[Start of Material provided]
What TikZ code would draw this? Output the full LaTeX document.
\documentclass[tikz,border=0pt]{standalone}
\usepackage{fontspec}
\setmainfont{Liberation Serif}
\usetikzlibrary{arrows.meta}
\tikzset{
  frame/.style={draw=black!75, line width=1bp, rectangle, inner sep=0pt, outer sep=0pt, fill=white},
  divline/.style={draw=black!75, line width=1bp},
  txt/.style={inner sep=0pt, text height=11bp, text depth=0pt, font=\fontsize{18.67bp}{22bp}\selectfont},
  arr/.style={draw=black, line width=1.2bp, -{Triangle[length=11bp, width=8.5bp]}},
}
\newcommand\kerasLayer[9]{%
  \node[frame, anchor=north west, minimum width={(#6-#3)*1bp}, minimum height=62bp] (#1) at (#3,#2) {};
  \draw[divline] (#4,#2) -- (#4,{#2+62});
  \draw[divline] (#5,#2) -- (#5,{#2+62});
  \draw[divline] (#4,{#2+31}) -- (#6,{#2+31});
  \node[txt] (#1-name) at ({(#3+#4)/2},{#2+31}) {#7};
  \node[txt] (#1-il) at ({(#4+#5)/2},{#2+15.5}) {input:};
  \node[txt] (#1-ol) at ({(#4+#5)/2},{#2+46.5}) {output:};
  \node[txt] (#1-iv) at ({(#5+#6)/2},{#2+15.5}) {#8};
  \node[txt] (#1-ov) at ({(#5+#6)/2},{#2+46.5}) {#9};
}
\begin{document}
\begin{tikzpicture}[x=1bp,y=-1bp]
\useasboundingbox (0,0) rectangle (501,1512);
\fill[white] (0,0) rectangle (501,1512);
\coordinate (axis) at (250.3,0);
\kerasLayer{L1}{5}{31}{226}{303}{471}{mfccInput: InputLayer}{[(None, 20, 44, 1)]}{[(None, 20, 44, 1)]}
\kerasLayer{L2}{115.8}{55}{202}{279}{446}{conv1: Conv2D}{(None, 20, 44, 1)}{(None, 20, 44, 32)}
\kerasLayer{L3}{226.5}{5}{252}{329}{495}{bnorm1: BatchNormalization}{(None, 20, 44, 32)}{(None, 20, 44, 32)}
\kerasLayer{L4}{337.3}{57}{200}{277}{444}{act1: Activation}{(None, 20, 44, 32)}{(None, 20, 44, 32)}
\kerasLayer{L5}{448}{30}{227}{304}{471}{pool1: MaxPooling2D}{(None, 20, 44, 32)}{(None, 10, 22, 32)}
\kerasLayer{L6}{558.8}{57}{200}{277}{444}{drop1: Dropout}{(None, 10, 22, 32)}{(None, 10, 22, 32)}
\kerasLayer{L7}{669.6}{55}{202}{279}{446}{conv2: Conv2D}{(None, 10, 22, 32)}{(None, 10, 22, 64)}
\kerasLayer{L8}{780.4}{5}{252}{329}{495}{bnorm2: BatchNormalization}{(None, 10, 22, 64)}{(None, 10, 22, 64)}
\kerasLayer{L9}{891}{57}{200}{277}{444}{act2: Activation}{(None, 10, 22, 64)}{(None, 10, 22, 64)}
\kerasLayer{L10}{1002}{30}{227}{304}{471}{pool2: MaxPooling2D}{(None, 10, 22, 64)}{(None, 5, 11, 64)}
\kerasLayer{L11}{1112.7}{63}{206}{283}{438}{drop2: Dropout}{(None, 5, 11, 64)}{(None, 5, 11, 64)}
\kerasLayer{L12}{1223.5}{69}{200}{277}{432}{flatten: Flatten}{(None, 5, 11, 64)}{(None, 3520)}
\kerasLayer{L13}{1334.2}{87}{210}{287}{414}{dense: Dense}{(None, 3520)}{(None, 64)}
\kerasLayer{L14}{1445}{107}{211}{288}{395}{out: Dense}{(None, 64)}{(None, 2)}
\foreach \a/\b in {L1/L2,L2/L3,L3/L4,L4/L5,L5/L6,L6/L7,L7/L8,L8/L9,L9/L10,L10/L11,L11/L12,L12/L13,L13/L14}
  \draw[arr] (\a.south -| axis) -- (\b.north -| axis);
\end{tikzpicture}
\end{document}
[End of Material provided]
Work to do -> Copy out the material above in its entirety. Every detail must match.

Result of this task ->
What TikZ code would draw this? Output the full LaTeX document.
\documentclass[tikz,border=0pt]{standalone}
\usepackage{fontspec}
\setmainfont{Liberation Serif}
\usetikzlibrary{arrows.meta}
\tikzset{
  frame/.style={draw=black!75, line width=1bp, rectangle, inner sep=0pt, outer sep=0pt, fill=white},
  divline/.style={draw=black!75, line width=1bp},
  txt/.style={inner sep=0pt, text height=11bp, text depth=0pt, font=\fontsize{18.67bp}{22bp}\selectfont},
  arr/.style={draw=black, line width=1.2bp, -{Triangle[length=11bp, width=8.5bp]}},
}
\newcommand\kerasLayer[9]{%
  \node[frame, anchor=north west, minimum width={(#6-#3)*1bp}, minimum height=62bp] (#1) at (#3,#2) {};
  \draw[divline] (#4,#2) -- (#4,{#2+62});
  \draw[divline] (#5,#2) -- (#5,{#2+62});
  \draw[divline] (#4,{#2+31}) -- (#6,{#2+31});
  \node[txt] (#1-name) at ({(#3+#4)/2},{#2+31}) {#7};
  \node[txt] (#1-il) at ({(#4+#5)/2},{#2+15.5}) {input:};
  \node[txt] (#1-ol) at ({(#4+#5)/2},{#2+46.5}) {output:};
  \node[txt] (#1-iv) at ({(#5+#6)/2},{#2+15.5}) {#8};
  \node[txt] (#1-ov) at ({(#5+#6)/2},{#2+46.5}) {#9};
}
\begin{document}
\begin{tikzpicture}[x=1bp,y=-1bp]
\useasboundingbox (0,0) rectangle (501,1512);
\fill[white] (0,0) rectangle (501,1512);
\coordinate (axis) at (250.3,0);
\kerasLayer{L1}{5}{31}{226}{303}{471}{mfccInput: InputLayer}{[(None, 20, 44, 1)]}{[(None, 20, 44, 1)]}
\kerasLayer{L2}{115.8}{55}{202}{279}{446}{conv1: Conv2D}{(None, 20, 44, 1)}{(None, 20, 44, 32)}
\kerasLayer{L3}{226.5}{5}{252}{329}{495}{bnorm1: BatchNormalization}{(None, 20, 44, 32)}{(None, 20, 44, 32)}
\kerasLayer{L4}{337.3}{57}{200}{277}{444}{act1: Activation}{(None, 20, 44, 32)}{(None, 20, 44, 32)}
\kerasLayer{L5}{448}{30}{227}{304}{471}{pool1: MaxPooling2D}{(None, 20, 44, 32)}{(None, 10, 22, 32)}
\kerasLayer{L6}{558.8}{57}{200}{277}{444}{drop1: Dropout}{(None, 10, 22, 32)}{(None, 10, 22, 32)}
\kerasLayer{L7}{669.6}{55}{202}{279}{446}{conv2: Conv2D}{(None, 10, 22, 32)}{(None, 10, 22, 64)}
\kerasLayer{L8}{780.4}{5}{252}{329}{495}{bnorm2: BatchNormalization}{(None, 10, 22, 64)}{(None, 10, 22, 64)}
\kerasLayer{L9}{891}{57}{200}{277}{444}{act2: Activation}{(None, 10, 22, 64)}{(None, 10, 22, 64)}
\kerasLayer{L10}{1002}{30}{227}{304}{471}{pool2: MaxPooling2D}{(None, 10, 22, 64)}{(None, 5, 11, 64)}
\kerasLayer{L11}{1112.7}{63}{206}{283}{438}{drop2: Dropout}{(None, 5, 11, 64)}{(None, 5, 11, 64)}
\kerasLayer{L12}{1223.5}{69}{200}{277}{432}{flatten: Flatten}{(None, 5, 11, 64)}{(None, 3520)}
\kerasLayer{L13}{1334.2}{87}{210}{287}{414}{dense: Dense}{(None, 3520)}{(None, 64)}
\kerasLayer{L14}{1445}{107}{211}{288}{395}{out: Dense}{(None, 64)}{(None, 2)}
\foreach \a/\b in {L1/L2,L2/L3,L3/L4,L4/L5,L5/L6,L6/L7,L7/L8,L8/L9,L9/L10,L10/L11,L11/L12,L12/L13,L13/L14}
  \draw[arr] (\a.south -| axis) -- (\b.north -| axis);
\end{tikzpicture}
\end{document}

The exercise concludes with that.